El último de los capítulos analiza la figura de san Francisco, encarnado por Graham Faulkner y dirigido por Franco Zeffirelli (1972), un director de profunda formación artística y escenográfica, muy influenciado por Giotto. Cortés sitúa esta película en la periferia de la influencia bizantina, justificando en parte su entrada en el libro por las bellas tomas grabadas en la catedral de Monreale, joya del arte normando siciliano que pretendía competir con el arte de la corte constantinopolitana. La solemnidad y esplendor del lugar sirvieron al regista para recrear la corte papal, una ubicación que ocupa buena parte del análisis del autor, preocupado por intentar transmitir las implicaciones artísticas, religiosas y escenográficas de la elección de este lugar. Una película que, como todas, bebió de su propia época al actualizar la figura de Francisco, contestatario y humilde, pero no un rebelde como los hippies anti-Vietnam del momento. Resulta sintomático que recibiera críticas agridulces.
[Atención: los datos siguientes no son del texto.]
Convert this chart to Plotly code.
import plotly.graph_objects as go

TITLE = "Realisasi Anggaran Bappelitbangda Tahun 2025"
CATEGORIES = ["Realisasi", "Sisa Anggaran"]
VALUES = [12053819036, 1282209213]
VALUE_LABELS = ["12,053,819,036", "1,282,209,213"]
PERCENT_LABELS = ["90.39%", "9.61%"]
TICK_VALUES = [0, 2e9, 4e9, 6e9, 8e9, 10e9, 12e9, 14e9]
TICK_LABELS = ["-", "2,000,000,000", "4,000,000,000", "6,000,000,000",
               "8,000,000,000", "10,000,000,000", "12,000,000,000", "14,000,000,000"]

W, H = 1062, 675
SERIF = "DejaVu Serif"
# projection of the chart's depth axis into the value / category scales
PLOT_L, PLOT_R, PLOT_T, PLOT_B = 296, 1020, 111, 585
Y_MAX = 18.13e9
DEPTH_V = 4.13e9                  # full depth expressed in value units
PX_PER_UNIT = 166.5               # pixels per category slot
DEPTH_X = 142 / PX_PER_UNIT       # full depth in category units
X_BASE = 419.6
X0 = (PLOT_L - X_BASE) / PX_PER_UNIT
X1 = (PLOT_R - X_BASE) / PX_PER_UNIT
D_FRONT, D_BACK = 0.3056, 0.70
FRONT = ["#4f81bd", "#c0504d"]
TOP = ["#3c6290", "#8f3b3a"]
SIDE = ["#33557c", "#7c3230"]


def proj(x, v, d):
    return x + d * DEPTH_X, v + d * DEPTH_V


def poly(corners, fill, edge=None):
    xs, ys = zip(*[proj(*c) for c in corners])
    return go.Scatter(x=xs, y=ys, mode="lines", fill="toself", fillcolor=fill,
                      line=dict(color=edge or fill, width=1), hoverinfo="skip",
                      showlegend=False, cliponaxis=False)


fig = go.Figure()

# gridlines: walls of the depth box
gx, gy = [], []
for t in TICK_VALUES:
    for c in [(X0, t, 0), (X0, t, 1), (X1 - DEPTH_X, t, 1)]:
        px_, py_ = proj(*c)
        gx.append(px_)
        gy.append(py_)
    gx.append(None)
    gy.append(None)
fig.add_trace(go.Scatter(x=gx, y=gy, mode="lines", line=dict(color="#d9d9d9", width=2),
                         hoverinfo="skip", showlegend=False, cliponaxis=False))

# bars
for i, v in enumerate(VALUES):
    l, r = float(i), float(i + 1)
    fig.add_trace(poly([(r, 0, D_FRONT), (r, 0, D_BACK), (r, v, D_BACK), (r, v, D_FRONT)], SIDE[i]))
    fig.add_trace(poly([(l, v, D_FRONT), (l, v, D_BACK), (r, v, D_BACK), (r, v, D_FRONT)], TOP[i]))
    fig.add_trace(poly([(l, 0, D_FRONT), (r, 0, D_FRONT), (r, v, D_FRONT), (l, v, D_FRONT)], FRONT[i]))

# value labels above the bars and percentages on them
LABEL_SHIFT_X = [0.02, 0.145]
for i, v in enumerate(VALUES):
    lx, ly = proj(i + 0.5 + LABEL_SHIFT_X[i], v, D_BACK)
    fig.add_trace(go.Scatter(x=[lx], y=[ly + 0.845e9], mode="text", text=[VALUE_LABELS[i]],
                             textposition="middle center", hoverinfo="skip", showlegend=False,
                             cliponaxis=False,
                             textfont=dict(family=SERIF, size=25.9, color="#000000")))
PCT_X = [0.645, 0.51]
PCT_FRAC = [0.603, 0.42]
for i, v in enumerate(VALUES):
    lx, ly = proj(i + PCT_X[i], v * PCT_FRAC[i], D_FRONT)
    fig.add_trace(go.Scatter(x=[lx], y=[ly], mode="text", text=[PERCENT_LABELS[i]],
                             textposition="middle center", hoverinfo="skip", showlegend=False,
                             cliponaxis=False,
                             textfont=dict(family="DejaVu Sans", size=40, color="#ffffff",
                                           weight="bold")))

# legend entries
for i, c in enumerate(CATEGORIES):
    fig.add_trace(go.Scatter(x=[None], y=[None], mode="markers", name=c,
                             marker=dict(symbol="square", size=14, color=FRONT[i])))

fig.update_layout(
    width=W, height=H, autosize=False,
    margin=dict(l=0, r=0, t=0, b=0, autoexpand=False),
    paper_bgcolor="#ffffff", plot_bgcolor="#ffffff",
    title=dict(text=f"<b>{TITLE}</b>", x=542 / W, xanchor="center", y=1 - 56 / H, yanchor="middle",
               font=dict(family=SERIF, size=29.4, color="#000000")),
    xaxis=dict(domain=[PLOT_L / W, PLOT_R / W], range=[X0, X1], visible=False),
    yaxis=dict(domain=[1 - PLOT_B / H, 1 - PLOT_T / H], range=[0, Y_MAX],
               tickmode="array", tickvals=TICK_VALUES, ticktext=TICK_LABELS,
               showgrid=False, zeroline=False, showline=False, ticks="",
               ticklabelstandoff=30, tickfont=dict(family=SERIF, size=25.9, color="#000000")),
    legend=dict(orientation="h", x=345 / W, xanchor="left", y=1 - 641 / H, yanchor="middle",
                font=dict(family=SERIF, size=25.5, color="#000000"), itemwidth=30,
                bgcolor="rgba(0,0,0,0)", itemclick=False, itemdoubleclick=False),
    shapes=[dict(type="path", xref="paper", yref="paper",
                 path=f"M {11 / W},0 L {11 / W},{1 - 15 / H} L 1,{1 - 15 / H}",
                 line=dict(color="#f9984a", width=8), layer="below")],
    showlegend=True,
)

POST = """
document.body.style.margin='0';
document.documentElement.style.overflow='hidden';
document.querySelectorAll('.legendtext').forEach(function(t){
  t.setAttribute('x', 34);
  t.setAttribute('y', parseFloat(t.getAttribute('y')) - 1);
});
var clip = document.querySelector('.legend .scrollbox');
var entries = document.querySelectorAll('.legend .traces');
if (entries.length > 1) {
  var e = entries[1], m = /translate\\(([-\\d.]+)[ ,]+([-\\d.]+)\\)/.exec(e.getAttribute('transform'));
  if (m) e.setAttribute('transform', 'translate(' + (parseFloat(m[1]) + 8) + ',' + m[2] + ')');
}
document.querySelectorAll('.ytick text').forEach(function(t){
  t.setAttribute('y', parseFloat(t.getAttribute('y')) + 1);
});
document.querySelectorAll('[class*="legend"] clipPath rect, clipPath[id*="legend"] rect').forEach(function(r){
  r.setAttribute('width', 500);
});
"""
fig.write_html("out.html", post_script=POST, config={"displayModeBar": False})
Cortés no cierra su libro con unas conclusiones al uso, pero sí con un pequeño epílogo que sirve a la vez de repaso y de reflexión interna. No habría habido tanta ruptura entre la Bizancio anterior a la conquista y la Estambul posterior. Los modos de vida bizantinos pervivieron en época otomana, así como el hechizo que suscita la urbe. Tal es así que ha sido el espacio protagonista de numerosas obras fílmicas, desde James Bond a Tintín. Y no solo Estambul -nos recuerda Cortés-, sino que la cultura bizantina ha pervivido a través de ese fenómeno internacional que es El Greco, diestro en técnicas que siglos más tarde se usarían en este oficio (como la falsa iluminación, la desproporción o la composición arbitraria de paisajes), que ha fascinado a directores de la talla de Eisenstein o Elia Kazan.
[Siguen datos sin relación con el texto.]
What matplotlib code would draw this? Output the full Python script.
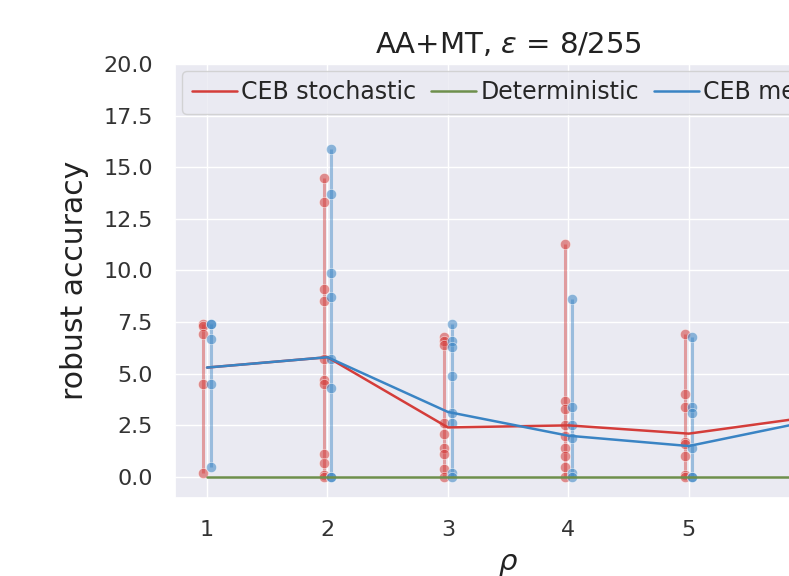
import matplotlib
matplotlib.use("Agg")
import matplotlib.pyplot as plt
import seaborn as sns

rho = [1, 2, 3, 4, 5, 6]

# individual runs (rho = 6 is outside the visible area)
stoch_runs = [
    [7.4, 7.3, 6.9, 4.5, 0.2],
    [14.5, 13.3, 9.1, 8.5, 5.7, 4.7, 4.5, 1.1, 0.7, 0.1, 0.0],
    [6.8, 6.6, 6.4, 2.6, 2.1, 1.4, 1.1, 0.4, 0.0],
    [11.3, 3.7, 3.3, 2.5, 2.0, 1.4, 1.0, 0.5, 0.0],
    [6.9, 4.0, 3.4, 1.7, 1.6, 1.0, 0.1, 0.0],
]
mean_runs = [
    [7.4, 7.4, 6.7, 4.5, 0.5],
    [15.9, 13.7, 9.9, 8.7, 5.7, 4.3, 0.0, 0.0],
    [7.4, 6.6, 6.3, 4.9, 3.1, 2.6, 0.2, 0.0],
    [8.6, 3.4, 2.5, 1.9, 0.2, 0.0],
    [6.8, 3.4, 3.1, 1.4, 0.0, 0.0],
]

stoch_mean = [5.3, 5.8, 2.4, 2.5, 2.1, 2.9]
mean_mean = [5.3, 5.8, 3.15, 2.0, 1.5, 2.7]
det_values = [0.0, 0.0, 0.0, 0.0, 0.0, 0.0]

c_stoch = "#d43d3a"
c_det = "#6e8f4c"
c_mean = "#3a84c4"

sns.set_theme(style="darkgrid")
plt.rcParams["font.family"] = ["DejaVu Sans"]

fig = plt.figure(figsize=(7.89, 5.76), dpi=100)
ax = fig.add_axes([0.222, 0.136, 0.844, 0.753])

for i, x in enumerate(rho[:len(stoch_runs)]):
    for runs, off, c in [(stoch_runs[i], -0.03, c_stoch), (mean_runs[i], 0.03, c_mean)]:
        ax.vlines(x + off, min(runs), max(runs), color=c, alpha=0.45, lw=2.2, zorder=2)
        ax.scatter([x + off] * len(runs), runs, s=55, color=c, alpha=0.55,
                   edgecolor="white", linewidth=0.6, zorder=3)

ax.plot(rho, stoch_mean, color=c_stoch, lw=1.8, label="CEB stochastic", zorder=4)
ax.plot(rho, det_values, color=c_det, lw=1.8, label="Deterministic", zorder=4)
ax.plot(rho, mean_mean, color=c_mean, lw=1.8, label="CEB mean", zorder=4)

ax.set_xlim(0.735, 6.265)
ax.set_ylim(-1, 20)
ax.set_yticks([0, 2.5, 5, 7.5, 10, 12.5, 15, 17.5, 20])
ax.set_yticklabels(["0.0", "2.5", "5.0", "7.5", "10.0", "12.5", "15.0", "17.5", "20.0"])
ax.set_xticks([1, 2, 3, 4, 5, 6])
ax.tick_params(axis="both", labelsize=16, pad=16, colors="#333333", length=0)

ax.set_title(r"AA+MT, $\epsilon$ = 8/255", fontsize=21, pad=8, color="#222222")
ax.set_ylabel("robust accuracy", fontsize=21.5, color="#222222", labelpad=10)
ax.set_xlabel(r"$\rho$", fontsize=21, color="#222222", labelpad=7)

ax.legend(loc="upper left", ncol=3, fontsize=17, handlelength=1.9,
          handletextpad=0.2, columnspacing=0.62, borderaxespad=0.3)

fig.savefig("out.png", dpi=100)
Vidas de cine es, en definitiva, un libro solvente que, aunque contenga, a nuestro entender, algunos aspectos formales completables, presenta una útil panorámica general acompañada de casos concretos que, en conjunto, funciona bien. Todas las películas tienen como común denominador la enorme dedicación y reflexiones en torno a este mundo de sus directores, en muchos casos originales y valiosas, por lo que su exposición y estudio quedan más que justificados. No hay que olvidar que, en tanto en cuanto nos referimos a épocas consideradas históricamente periféricas por la historiografía, las obras que reivindiquen su peso en la cultura contemporánea y valía intrínseca son necesarias.

Notas

(1) Miguel Cortés Arrese es catedrático de Historia del Arte de la Universidad de Castilla-La Mancha. Ha sido autor y coordinador de numerosas obras sobre arte bizantino, medieval y moderno, así como, entre otros, de recepción (Constantinopla: viajes fantásticos a la capital del mundo, Madrid, 2017). Ha participado en actos académicos a lo largo de toda la geografía española y en la actualidad prepara un ensayo sobre arte y literatura de viajes.